Her little drummer played less and less frequently to her as the months passed by. It didn't seem to be the war he had looked forward to. The illustrated papers continued to picture it as a sort of glorified picnic where smiling young men lolled luxuriously in cosy dug-outs, reading their favourite paper. By curious coincidence, it generally happened to be the journal publishing the photograph. Occasionally, it appeared, they came across the enemy, who then put up both hands and shouted "Kamerad." But the weary, wounded men she talked to told another story.
She grew impatient of the fighters with their mouths; the savage old baldheads heroically prepared to sacrifice the last young man;the sleek, purring women who talked childish nonsense about killing every man, woman and child in Germany, but quite meant it; the shrieking journalists who had decided that their place was the home front; the press-spurred mobs, the spy hunters, chasing terrified old men and sobbing children through the streets. It was a relief to enter the quiet ward and close the door behind her. The camp-followers: the traders and pedlars, the balladmongers, and the mountebanks, the ghoulish sightseers! War brought out all that was worst in them. But the givers of their blood, the lads who suffered, who had made the sacrifice: war had taught them chivalry, manhood. She heard no revilings of hatred and revenge from those drawn lips. Patience, humour, forgiveness, they had learnt from war. They told her kindly stories even of Hans and Fritz.
The little drummer in her brain would creep out of his corner, play to her softly while she moved about among them.
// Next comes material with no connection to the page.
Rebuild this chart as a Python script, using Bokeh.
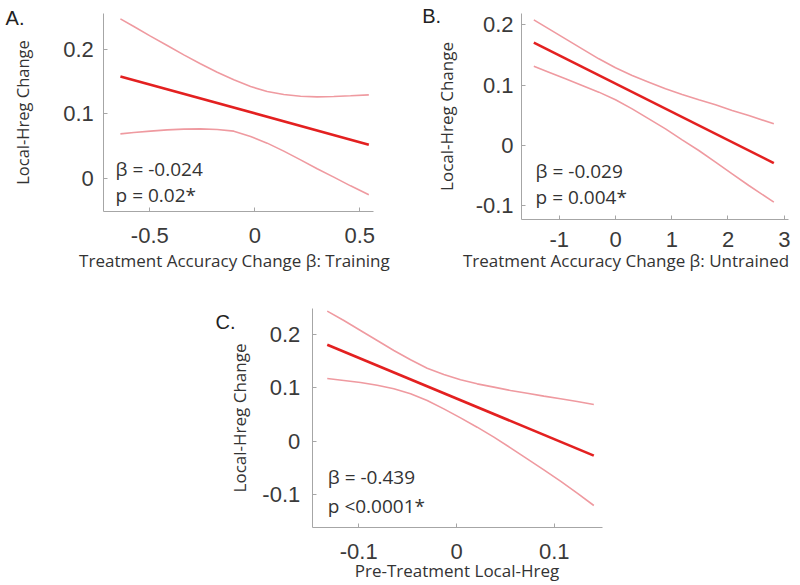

One day she received a letter from Folk. He had come to London at the request of the French Government to consult with English artists on a matter he must not mention. He would not have the time, he told her, to run down to Liverpool. Could she get a couple of days' leave and dine with him in London.
She found him in the uniform of a French Colonel. He had quite a military bearing and seemed pleased with himself. He kissed her hand, and then held her out at arms' length.
"It's wonderful how like you are to your mother," he said, "I wish I were as young as I feel."She had written him at the beginning of the war, telling him of her wish to get out to the front, and he thought that now he might be able to help her.
"But perhaps you've changed your mind," he said. "It isn't quite as pretty as it's painted.""I want to," she answered. "It isn't all curiosity. I think it's time for women to insist on seeing war with their own eyes, not trust any longer to the pictures you men paint." She smiled.
"But I've got to give it up," she added. "I can't leave Dad."They were sitting in the hall of the hotel. It was the dressing hour and the place was almost empty. He shot a swift glance at her.
"Arthur is still away," she explained, "and I feel that he wants me. I should be worrying myself, thinking of him all alone with no one to look after him. It's the mother instinct I suppose. It always has hampered woman." She laughed.
"Dear old boy," he said. He was watching her with a little smile.
"I'm glad he's got some luck at last."